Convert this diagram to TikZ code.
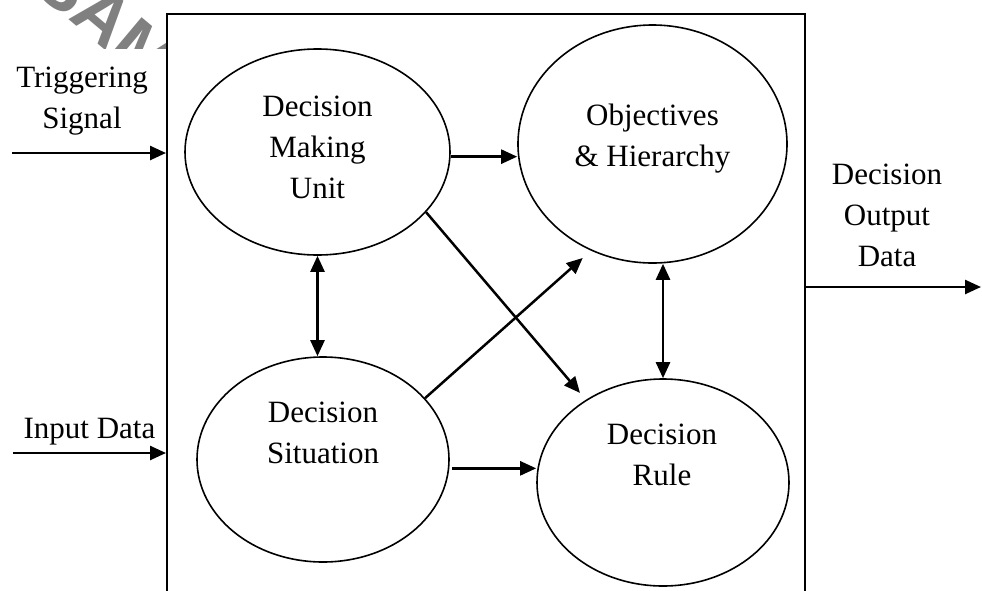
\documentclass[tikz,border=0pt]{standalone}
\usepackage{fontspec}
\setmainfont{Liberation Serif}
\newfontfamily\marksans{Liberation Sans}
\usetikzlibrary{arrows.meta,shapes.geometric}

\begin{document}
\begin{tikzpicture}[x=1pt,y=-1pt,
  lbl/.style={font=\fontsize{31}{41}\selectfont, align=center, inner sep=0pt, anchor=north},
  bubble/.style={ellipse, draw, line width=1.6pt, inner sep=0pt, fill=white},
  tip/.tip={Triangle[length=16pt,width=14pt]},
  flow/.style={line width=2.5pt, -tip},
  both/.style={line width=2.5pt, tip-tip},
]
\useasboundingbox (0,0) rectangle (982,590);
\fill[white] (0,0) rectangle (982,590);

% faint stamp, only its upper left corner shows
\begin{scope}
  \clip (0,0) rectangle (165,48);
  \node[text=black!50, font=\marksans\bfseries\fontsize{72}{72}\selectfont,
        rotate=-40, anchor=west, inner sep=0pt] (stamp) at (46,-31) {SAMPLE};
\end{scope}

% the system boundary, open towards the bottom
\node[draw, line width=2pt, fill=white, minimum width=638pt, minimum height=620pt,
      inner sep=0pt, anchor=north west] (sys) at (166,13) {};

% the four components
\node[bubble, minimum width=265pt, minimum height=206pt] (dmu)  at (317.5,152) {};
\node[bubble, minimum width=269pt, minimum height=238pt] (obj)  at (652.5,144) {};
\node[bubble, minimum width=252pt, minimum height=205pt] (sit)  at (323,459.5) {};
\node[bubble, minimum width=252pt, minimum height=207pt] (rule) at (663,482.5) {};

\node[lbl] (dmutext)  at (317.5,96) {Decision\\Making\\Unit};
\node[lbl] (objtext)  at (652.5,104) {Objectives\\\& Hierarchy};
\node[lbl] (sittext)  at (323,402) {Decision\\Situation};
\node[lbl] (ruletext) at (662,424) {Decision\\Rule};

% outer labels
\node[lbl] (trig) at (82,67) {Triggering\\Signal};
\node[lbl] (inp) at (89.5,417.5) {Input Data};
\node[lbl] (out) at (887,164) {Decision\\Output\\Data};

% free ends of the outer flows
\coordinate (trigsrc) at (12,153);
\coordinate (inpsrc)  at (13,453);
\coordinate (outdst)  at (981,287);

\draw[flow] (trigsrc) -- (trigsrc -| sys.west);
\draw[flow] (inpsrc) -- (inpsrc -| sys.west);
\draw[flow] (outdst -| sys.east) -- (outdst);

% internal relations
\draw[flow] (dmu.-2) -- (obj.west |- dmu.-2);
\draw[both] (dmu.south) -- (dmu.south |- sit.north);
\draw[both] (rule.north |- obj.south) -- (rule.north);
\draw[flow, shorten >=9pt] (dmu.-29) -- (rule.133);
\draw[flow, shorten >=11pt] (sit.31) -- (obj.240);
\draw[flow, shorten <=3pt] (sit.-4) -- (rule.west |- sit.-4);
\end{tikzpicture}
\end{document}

_GOAL_: Exactly as they appear, print the lines of the listing above from its first line through the line that contains "width=252pt, minimum height=207pt]", minus the pictures.

_ANSWER BELOW_:
Convert this diagram to TikZ code.
\documentclass[tikz,border=0pt]{standalone}
\usepackage{fontspec}
\setmainfont{Liberation Serif}
\newfontfamily\marksans{Liberation Sans}
\usetikzlibrary{arrows.meta,shapes.geometric}

\begin{document}
\begin{tikzpicture}[x=1pt,y=-1pt,
  lbl/.style={font=\fontsize{31}{41}\selectfont, align=center, inner sep=0pt, anchor=north},
  bubble/.style={ellipse, draw, line width=1.6pt, inner sep=0pt, fill=white},
  tip/.tip={Triangle[length=16pt,width=14pt]},
  flow/.style={line width=2.5pt, -tip},
  both/.style={line width=2.5pt, tip-tip},
]
\useasboundingbox (0,0) rectangle (982,590);
\fill[white] (0,0) rectangle (982,590);

% faint stamp, only its upper left corner shows
\begin{scope}
  \clip (0,0) rectangle (165,48);
  \node[text=black!50, font=\marksans\bfseries\fontsize{72}{72}\selectfont,
        rotate=-40, anchor=west, inner sep=0pt] (stamp) at (46,-31) {SAMPLE};
\end{scope}

% the system boundary, open towards the bottom
\node[draw, line width=2pt, fill=white, minimum width=638pt, minimum height=620pt,
      inner sep=0pt, anchor=north west] (sys) at (166,13) {};

% the four components
\node[bubble, minimum width=265pt, minimum height=206pt] (dmu)  at (317.5,152) {};
\node[bubble, minimum width=269pt, minimum height=238pt] (obj)  at (652.5,144) {};
\node[bubble, minimum width=252pt, minimum height=205pt] (sit)  at (323,459.5) {};
\node[bubble, minimum width=252pt, minimum height=207pt] (rule) at (663,482.5) {};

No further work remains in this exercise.